4. Verify consistency:
$\tfrac{2}{3} z^{5/2}(s^{\prime})^{2}+\tfrac{2}{3}z^{5/2}s^{\prime\prime} \ll 1 \ (z \to 0), \text{for} \ s(z)=\tfrac{3}{4} \ln z$
$\tfrac{2}{3} z^{5/2}(s^{\prime})^{2}+\tfrac{2}{3}z^{5/2}s^{\prime\prime} \ll \tfrac{4}{3}zs^{\prime} \ (z \to 0) \ \text{for} \ s(z)=\tfrac{3}{4} \ln z.$
5. Add these functions to the set of approximate solutions:
$s_{2+}(z)=+ 2z^{-1/2}+\tfrac{3}{4} \ln z$
$s_{2-}(z)=- 2z^{-1/2}+\tfrac{3}{4} \ln z$.

====Other term pairs====
For other term pairs, the functions that solve the reduced equations are not consistent.
====Output====
The set of approximate solutions has 2 functions:
$$\left \{ +2z^{-1/2}+\tfrac{3}{4} \ln z, -2z^{-1/2}+\tfrac{3}{4} \ln z \right \}.$$

====Asymptotic expansion====
The next iteration generates a 3-term solution $s_{3 \pm}(z)=\pm 2z^{-1/2}+\tfrac{3}{4} \operatorname{ln}(z)+h(z)$ with $h(z) \ll 1 \ (z \to 0)$ and this means that a power series expansion can represent the remainder of the solution.
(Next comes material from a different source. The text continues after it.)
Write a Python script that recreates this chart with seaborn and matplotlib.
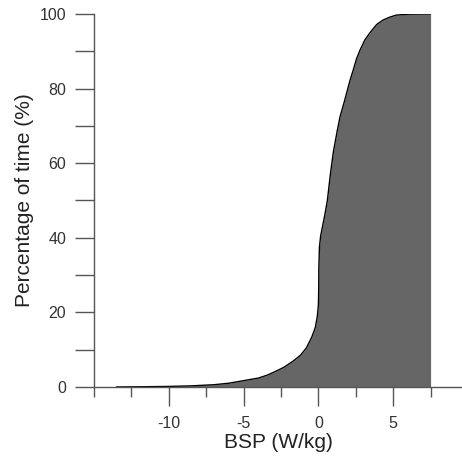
import matplotlib
matplotlib.use("Agg")
import matplotlib.pyplot as plt
import seaborn as sns
import pandas as pd
from matplotlib.ticker import MultipleLocator

# BSP values (W/kg) and cumulative percentage of time (%)
bsp = [-13.5, -12, -10, -8.5, -7, -6, -5, -4, -3.4, -2.8, -2.3, -1.7, -1.2, -0.8,
       -0.45, -0.2, -0.07, 0.0, 0.02, 0.03, 0.07, 0.15, 0.25, 0.45, 0.6, 0.8, 1.0,
       1.25, 1.45, 1.7, 1.9, 2.1, 2.33, 2.55, 2.78, 3.1, 3.45, 3.9, 4.33, 4.8, 5.2,
       6.0, 7.5]
pct_time = [0, 0.05, 0.15, 0.3, 0.6, 1.0, 1.7, 2.4, 3.2, 4.3, 5.3, 6.9, 8.5, 10.5,
            13.3, 16, 19, 22, 26, 32, 37.5, 40.5, 42.5, 46.6, 50, 57, 63, 68.5, 72.5,
            76, 79, 82, 85, 88, 90.3, 93, 95, 97.2, 98.4, 99.2, 99.7, 99.95, 100]

df = pd.DataFrame({"bsp": bsp, "pct": pct_time})

sns.set_style("ticks")
plt.rcParams["font.family"] = ["Liberation Sans", "DejaVu Sans"]
plt.rcParams["axes.unicode_minus"] = False

fig = plt.figure(figsize=(4.62, 4.59), dpi=100)
ax = fig.add_axes([0.2035, 0.1569, 0.7965, 0.8126])

ax.fill_between(df["bsp"], 0, df["pct"], color="#666666", linewidth=0)
sns.lineplot(data=df, x="bsp", y="pct", ax=ax, color="black", linewidth=1.0)

ax.set_xlim(-15, 9.6)
ax.set_ylim(0, 100)
ax.xaxis.set_major_locator(MultipleLocator(5))
ax.xaxis.set_minor_locator(MultipleLocator(2.5))
ax.yaxis.set_major_locator(MultipleLocator(20))
ax.yaxis.set_minor_locator(MultipleLocator(10))
ax.set_xticks([-10, -5, 0, 5])

line_col = "#555555"
for s in ["top", "right"]:
    ax.spines[s].set_visible(False)
for s in ["left", "bottom"]:
    ax.spines[s].set_color(line_col)
    ax.spines[s].set_linewidth(1.0)

ax.tick_params(axis="both", which="both", direction="out", color=line_col,
               width=1.0, labelcolor="#333333", labelsize=11.5)
ax.tick_params(axis="x", which="major", length=14, pad=7)
ax.tick_params(axis="x", which="minor", length=7)
ax.tick_params(axis="y", which="both", length=14, pad=6)

ax.set_xlabel("BSP (W/kg)", fontsize=15, color="#222222", labelpad=1)
ax.set_ylabel("Percentage of time (%)", fontsize=15, color="#222222", labelpad=4)

fig.savefig("out.png", dpi=100)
The dominant balance method generates the leading term to this asymptotic expansion with constant $A$ and expansion coefficients determined by substitution into the full differential equation:
$w(z)=A z^{3/4}e^{\pm 2z^{-1/2}} \left( \sum^{m}_{n=0} \ a_{n} z^{n/2} \right)$
 $a_{n+1}=\pm \frac{(n-1/2)(n+3/2)a_{n}}{4(n+1)}.$
A partial sum of this non-convergent series generates an approximate solution. The leading term corresponds to the Liouville-Green (LG) or Wentzel–Kramers–Brillouin (WKB) approximation.